## Excerpted records
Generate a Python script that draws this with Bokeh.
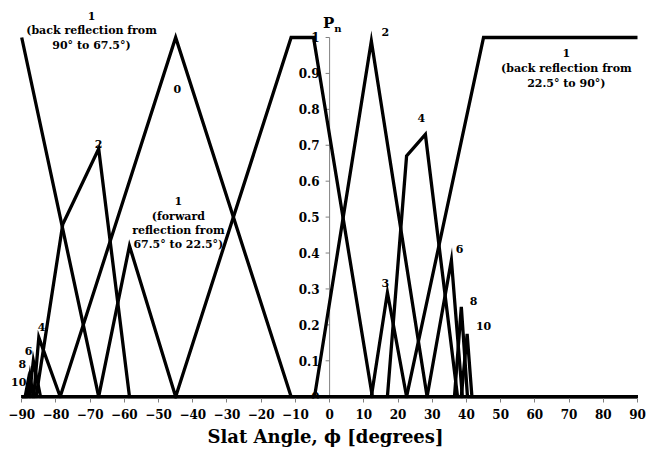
from bokeh.plotting import figure
from bokeh.models import Range1d, FixedTicker, ColumnDataSource
from bokeh.embed import file_html
from bokeh.resources import INLINE
from bokeh.core.properties import value
import math

# ---------------- data ----------------
phi_n0 = [-90, -78.75, -45, -11.25, 90]
p_n0 = [0, 0, 1, 0, 0]

phi_n1_back = [-90, -67.5, 22.5, 45, 90]
p_n1_back = [1, 0, 0, 1, 1]

phi_n1_fwd = [-90, -67.5, -58.5, -45, -11.25, -4.7, 12.5, 90]
p_n1_fwd = [0, 0, 0.42, 0, 1, 1, 0, 0]

phi_n2 = [-90, -85.8, -78, -67.5, -58.5, -4.4, 12.2, 28.5, 90]
p_n2 = [0, 0, 0.48, 0.69, 0, 0, 0.99, 0, 0]

phi_n3 = [-90, 12.2, 16.9, 22.5, 90]
p_n3 = [0, 0, 0.29, 0, 0]

phi_n4 = [-90, -86.5, -85, -78.75, 16.9, 22.5, 28, 37.4, 90]
p_n4 = [0, 0, 0.165, 0, 0, 0.67, 0.73, 0, 0]

phi_n6 = [-90, -87.8, -86.6, -84.5, 28.5, 35.6, 38.8, 90]
p_n6 = [0, 0, 0.10, 0, 0, 0.38, 0, 0]

phi_n8 = [-90, -88.6, -87.6, -86.6, 36.5, 38.5, 40.3, 90]
p_n8 = [0, 0, 0.06, 0, 0, 0.25, 0, 0]

phi_n10 = [-90, -89, -88.1, -87.4, 38.5, 40.2, 41.6, 90]
p_n10 = [0, 0, 0.045, 0, 0, 0.175, 0, 0]

x_ticks = list(range(-90, 91, 10))
y_ticks = [0, 0.1, 0.2, 0.3, 0.4, 0.5, 0.6, 0.7, 0.8, 0.9, 1.0]
y_tick_labels = ["0", "0.1", "0.2", "0.3", "0.4", "0.5", "0.6", "0.7", "0.8", "0.9", "1"]

x_title = "Slat Angle, \u03d5 [degrees]"
y_title = "P"
y_title_sub = "n"

# curve annotations: text, phi, P
notes_text = ["1", "(back reflection from", "90\u00b0 to 67.5\u00b0)",
              "0", "2",
              "1", "(forward", "reflection from", "67.5\u00b0 to 22.5\u00b0)",
              "1", "(back reflection from", "22.5\u00b0 to 90\u00b0)",
              "2", "4", "3", "6", "8", "10",
              "4", "6", "8", "10"]
notes_phi = [-69.6, -69.6, -69.6,
             -44.5, -67.5,
             -44.2, -44.2, -44.2, -44.2,
             69.2, 69.2, 69.2,
             16.3, 26.8, 16.3, 38.0, 42.1, 45.0,
             -84.2, -88.0, -89.8, -90.9]
notes_p = [1.061, 1.020, 0.978,
           0.856, 0.703,
           0.545, 0.503, 0.464, 0.425,
           0.956, 0.914, 0.873,
           1.014, 0.775, 0.317, 0.411, 0.267, 0.198,
           0.195, 0.128, 0.092, 0.042]

FONT = value("DejaVu Serif")

p = figure(width=650, height=449,
           x_range=Range1d(-96.2, 93.8), y_range=Range1d(-0.005, 1.103),
           output_backend="svg", toolbar_location=None, y_axis_location=None,
           min_border_left=0, min_border_right=0, min_border_top=0, min_border_bottom=50)
p.outline_line_color = None
p.background_fill_color = "white"
p.border_fill_color = "white"
p.xgrid.visible = False
p.ygrid.visible = False

# x axis
ax = p.xaxis[0]
ax.ticker = FixedTicker(ticks=x_ticks)
ax.axis_line_color = None
ax.major_tick_in = 0
ax.major_tick_out = 4
ax.major_tick_line_color = "#808080"
ax.minor_tick_line_color = None
ax.major_label_standoff = 6
ax.major_label_text_font = "DejaVu Serif"
ax.major_label_text_font_style = "bold"
ax.major_label_text_font_size = "12px"
ax.major_label_text_color = "black"
ax.axis_label = x_title
ax.axis_label_text_font = "DejaVu Serif"
ax.axis_label_text_font_style = "bold"
ax.axis_label_text_font_size = "18px"
ax.axis_label_text_color = "black"
ax.axis_label_standoff = 4

# y axis drawn at phi = 0
p.segment(x0=[0], y0=[y_ticks[0]], x1=[0], y1=[y_ticks[-1]], line_color="#808080", line_width=1)
p.ray(x=[0] * len(y_ticks), y=y_ticks, length=4, length_units="screen", angle=math.pi,
      line_color="#808080", line_width=1)
p.text(x=[0] * len(y_ticks), y=y_ticks, text=y_tick_labels, x_offset=-10,
       text_align="right", text_baseline="middle", text_font=FONT,
       text_font_style="bold", text_font_size=value("12px"), text_color="black")
p.text(x=[-0.3], y=[1.040], text=[y_title], text_align="center", text_baseline="middle",
       text_font=FONT, text_font_style="bold", text_font_size=value("15px"), text_color="black")
p.text(x=[2.4], y=[1.025], text=[y_title_sub], text_align="center", text_baseline="middle",
       text_font=FONT, text_font_style="bold", text_font_size=value("10px"), text_color="black")

# curves
series = [(phi_n0, p_n0), (phi_n1_back, p_n1_back), (phi_n1_fwd, p_n1_fwd),
          (phi_n2, p_n2), (phi_n3, p_n3), (phi_n4, p_n4), (phi_n6, p_n6),
          (phi_n8, p_n8), (phi_n10, p_n10)]
for xs, ys in series:
    src = ColumnDataSource(data=dict(x=xs, y=ys))
    p.line("x", "y", source=src, line_color="black", line_width=3.3, line_join="miter")

# annotations
p.text(x=notes_phi, y=notes_p, text=notes_text, text_align="center", text_baseline="middle",
       text_font=FONT, text_font_style="bold", text_font_size=value("11px"), text_color="black")

open("out.html", "w").write(file_html(p, INLINE))
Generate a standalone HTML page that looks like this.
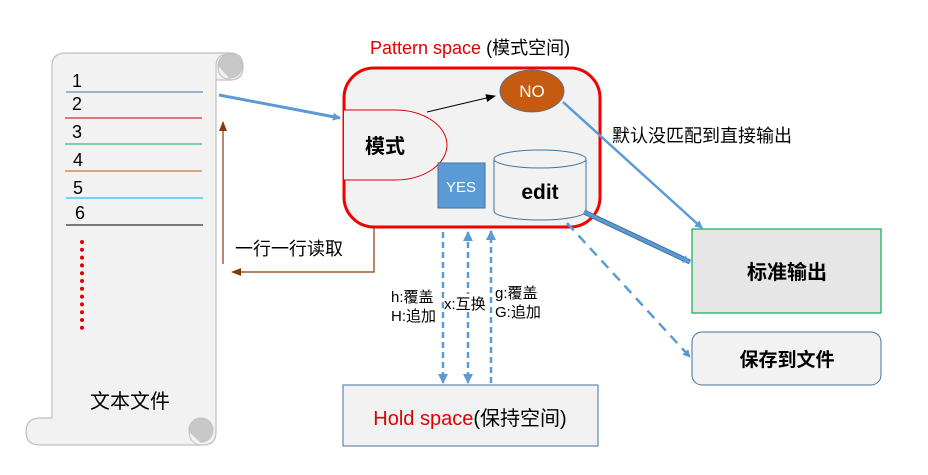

## Your objective
Search the listing for the string "Generate". Copy each line where it turns up.

## Reply to the exercise
Generate a Python script that draws this with Bokeh.
Generate a standalone HTML page that looks like this.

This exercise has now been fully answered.